“Bruxism” in everyday conversation often means any grinding or clenching. In clinical and research contexts, sleep bruxism and awake bruxism are discussed as separate phenomena with different evaluation paths. You do not need to lecture patients on taxonomy, but aligning your team on terms helps consistent charting and lab communication.
What a splint can and cannot do
Occlusal splints (often called night guards) are commonly used to distribute forces, protect tooth structure and restorations, and in some cases support diagnostic assessment of muscle and joint symptoms. They are mechanical devices: they do not automatically treat underlying sleep disorders, anxiety, or medication side effects that may contribute to parafunction.
Patient education should emphasize compliance, cleaning, follow-up adjustment, and that minor tenderness during adaptation can occur. When patients expect instant cure of TMJ pain solely from an appliance, practices set themselves up for disappointment.

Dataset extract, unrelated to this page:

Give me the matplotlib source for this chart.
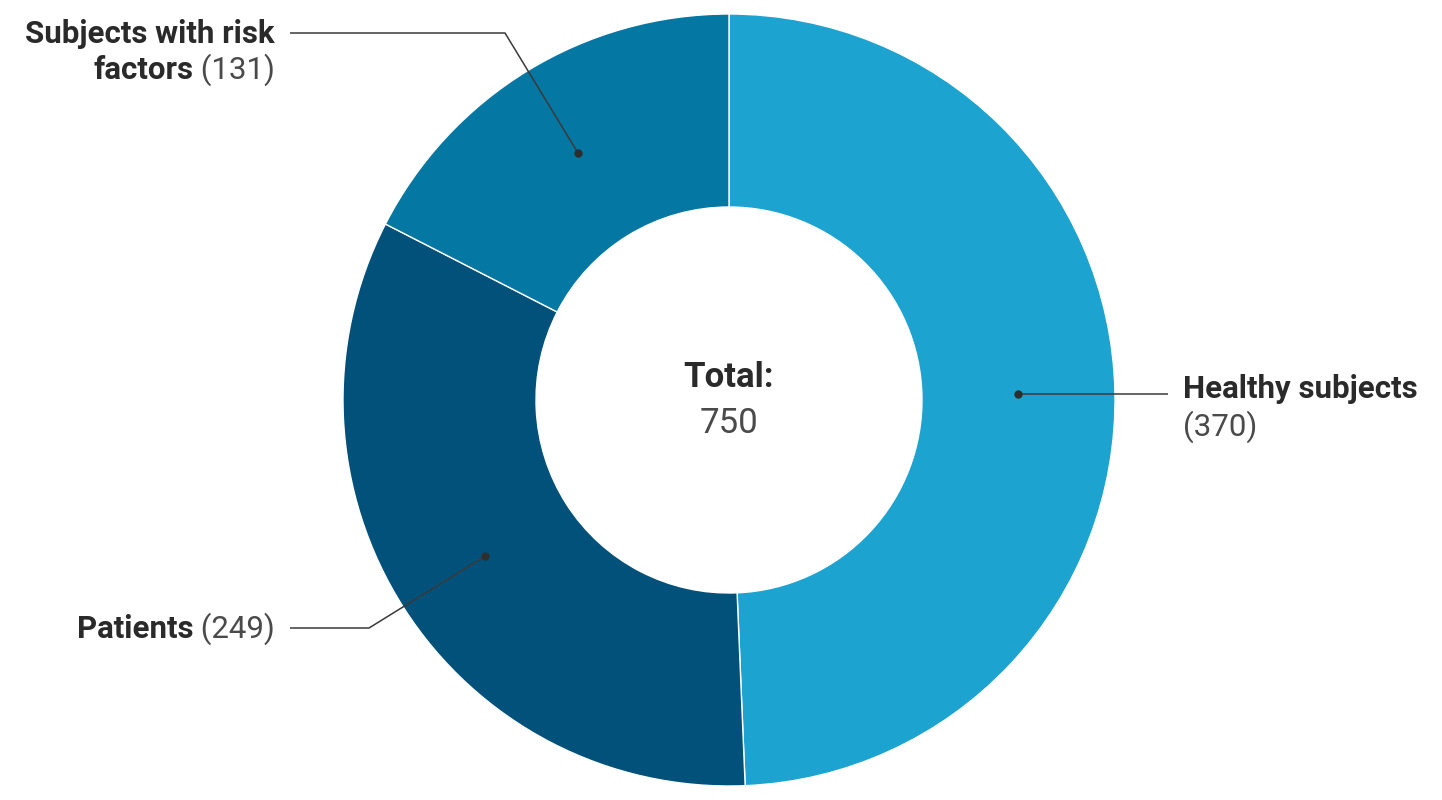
import matplotlib
matplotlib.use("Agg")
import matplotlib.pyplot as plt
import numpy as np

plt.rcParams["font.family"] = ["Roboto", "DejaVu Sans"]

# data
categories = ["Healthy subjects", "Patients", "Subjects with risk\nfactors"]
counts = [370, 249, 131]
colors = ["#1CA3D0", "#01517A", "#0577A3"]

W, H = 1442, 800
CX, CY = 729, H - 400
R = 386
TEXT_DARK = "#2a2a2a"
TEXT_NUM = "#4a4a4a"
FS = 22.5


def py(y):
    # pixel row (from top) -> data y
    return H - y


fig = plt.figure(figsize=(W / 100, H / 100), dpi=100)
ax = fig.add_axes([0, 0, 1, 1])
ax.pie(counts, colors=colors, startangle=90, counterclock=False,
       center=(CX, CY), radius=R,
       wedgeprops=dict(width=R / 2, edgecolor="white", linewidth=1))
ax.set_xlim(0, W)
ax.set_ylim(0, H)
ax.set_aspect("equal")
ax.axis("off")

# centre text
total = sum(counts)
ax.text(CX, py(387), "Total:", ha="center", va="baseline", fontsize=25,
        fontweight="bold", color=TEXT_DARK)
ax.text(CX, py(433), f"{total}", ha="center", va="baseline", fontsize=25,
        color=TEXT_NUM)

# dot positions at the middle of each ring segment
cum = np.cumsum(counts)
mids = 90 - (cum - np.array(counts) / 2) / total * 360
dots = [(CX + 0.75 * R * np.cos(np.radians(a)), CY + 0.75 * R * np.sin(np.radians(a)))
        for a in mids]

line_kw = dict(color="#3a3a3a", lw=1.1, solid_capstyle="butt", zorder=4)
for x, y in dots:
    ax.plot(x, y, "o", color="#2e2e2e", ms=5, zorder=5)

# healthy subjects: straight leader to the right
hx, hy = dots[0]
ax.plot([hx, 1168], [hy, hy], **line_kw)
ax.text(1183, py(398), categories[0], ha="left", va="baseline", fontsize=FS,
        fontweight="bold", color=TEXT_DARK)
ax.text(1183, py(436), f"({counts[0]})", ha="left", va="baseline", fontsize=FS,
        color=TEXT_NUM)

# patients: leader with an elbow to the left
px_, py_ = dots[1]
ax.plot([px_, 369, 290], [py_, py(628), py(628)], **line_kw)

# risk factors: leader up then left
rx, ry = dots[2]
ax.plot([rx, 505, 290], [ry, py(33), py(33)], **line_kw)

fig.canvas.draw()
renderer = fig.canvas.get_renderer()
inv = ax.transData.inverted()


def right_label(bold, num, x_right, y_base):
    t = ax.text(x_right, y_base, f" ({num})", ha="right", va="baseline",
                fontsize=FS, color=TEXT_NUM)
    bb = t.get_window_extent(renderer)
    x0 = inv.transform((bb.x0, bb.y0))[0]
    ax.text(x0, y_base, bold, ha="right", va="baseline", fontsize=FS,
            fontweight="bold", color=TEXT_DARK)


right_label(categories[1], counts[1], 275, py(638))
line1, line2 = categories[2].split("\n")
ax.text(275, py(43), line1, ha="right", va="baseline", fontsize=FS,
        fontweight="bold", color=TEXT_DARK)
right_label(line2, counts[2], 275, py(79))

fig.savefig("out.png", dpi=100, facecolor="white")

Design choices the lab needs to understand
Appliances differ in coverage (full arch versus anterior discluders), hardness of material, thickness in the occlusal zone, and whether the design provides flat-plane guidance or more customized guidance patterns. Those decisions should reflect the clinician’s intent, not whatever default a software preset selects.
Digital workflows for splints often begin with scans or models of upper and lower arches plus a bite record. Inaccurate bites produce appliances that feel “tight,” loose, or uneven in contact. Taking time on the record is cheaper than remaking the guard.
Sports guards are a different product category
Protective appliances for athletics involve different thickness and coverage standards than sleep splints. If a patient asks for “one appliance for everything,” it is worth explaining why a lab-fabricated sports guard and a night splint are not interchangeable.
Checklist before you submit the case
- Specify arch (maxillary versus mandibular) and material class.
- Note existing restorations that affect thickness or undercut blocking.
- Clarify if the patient is in active orthodontic treatment or awaiting surgery.
- Document opposing arch condition (natural teeth, implants, full denture).
Note: This overview is educational. Diagnosis and treatment planning for temporomandibular disorders vary by patient; follow applicable professional guidelines and refer when appropriate.